Web Commerce review

Published in Internet Research


Web Commerce Cookbook: Everything you need to know to build a profitable Web site

McComb, Gordon (1998), Wiley and Sons, New York, 395 pp., ISBN 0-471-19663-0, $34.95. CD ROM included.

This is a book for people who need technical advice on how to implement a web commerce idea. The focus is on the nitty-gritty of general practical tips plus specific HTML pages and programs. Like many other cyberspace pioneers, McComb believes the Internet is ‘changing the landscape of commerce.’ In the spirit of the Internet as a ‘sharing medium’, he offers a great deal of solid and functional information and programming on the CD ROM for free, requesting only an acknowledgment. Because most public web sites are based on UNIX, the focus is on UNIX servers, but there is lots of guidance for Windows-based servers.

McComb distinguishes two forms of Internet commerce: The first is items (atoms) that must be packaged and shipped, and therefore require a delay in delivery, and usually, human action. The second is selling information such as newsletters, software, clipart, etc. Because it involves only electronic transfer (bits), this kind of commerce can theoretically be fully automated. This is where access control and user authentication become most important. He covers these topics in depth, as problems in these areas can quickly derail an electronic commerce effort.

The book is also planned so that people with varying degrees of experience can enter at the appropriate point and pick up additional background they need to set up their site. As with most do-it-yourself options, developing an electronic commerce site from scratch is a cost-effective but time-consuming alternative to expensive turn-key solutions, such as those offered by Microsoft and Netscape. McComb offers the Web server tools to get an electronic commerce project up and running, with maximum development potential and flexibility for the future.

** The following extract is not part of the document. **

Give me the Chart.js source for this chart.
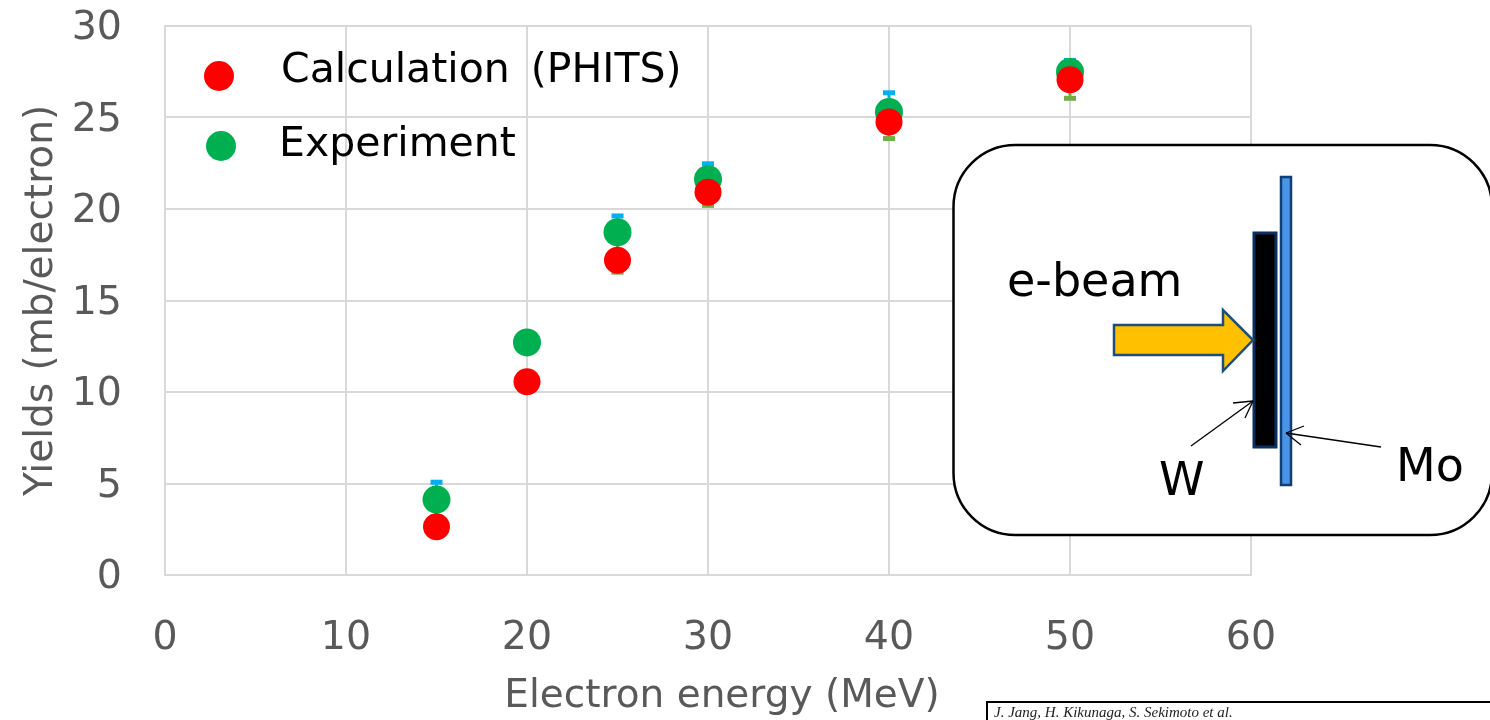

He takes readers through various options, with programming examples, and explains both what they do and the situations in which they are most useful. Although not for the faint-hearted or those without any programming experience, the book is intended to get even a dedicated novice up and running. As with any good cookbook, it should become a handy reference for more experienced programmers seeking to extend their web commerce sites to incorporate more sophisticated and profitable features.

The accompanying CD ROM provides copies of analog, a popular freeware log analysis program, Apache, a popular unix web server, and source files for Perl programs. In addition, there are lots of helpful graphics that would dress up any web site, and an extensive set of links to surveys, research, publications, web development information, low-cost web hosts, web page advertising, user authentication (13 sites, including a tutorial), script programming resources, script repositories, HTML validation, payment systems, CGI resources and counters and the more mysterious SSI (Server Side Includes). These are a useful collection for any web site development project that has an interactive component, and most do.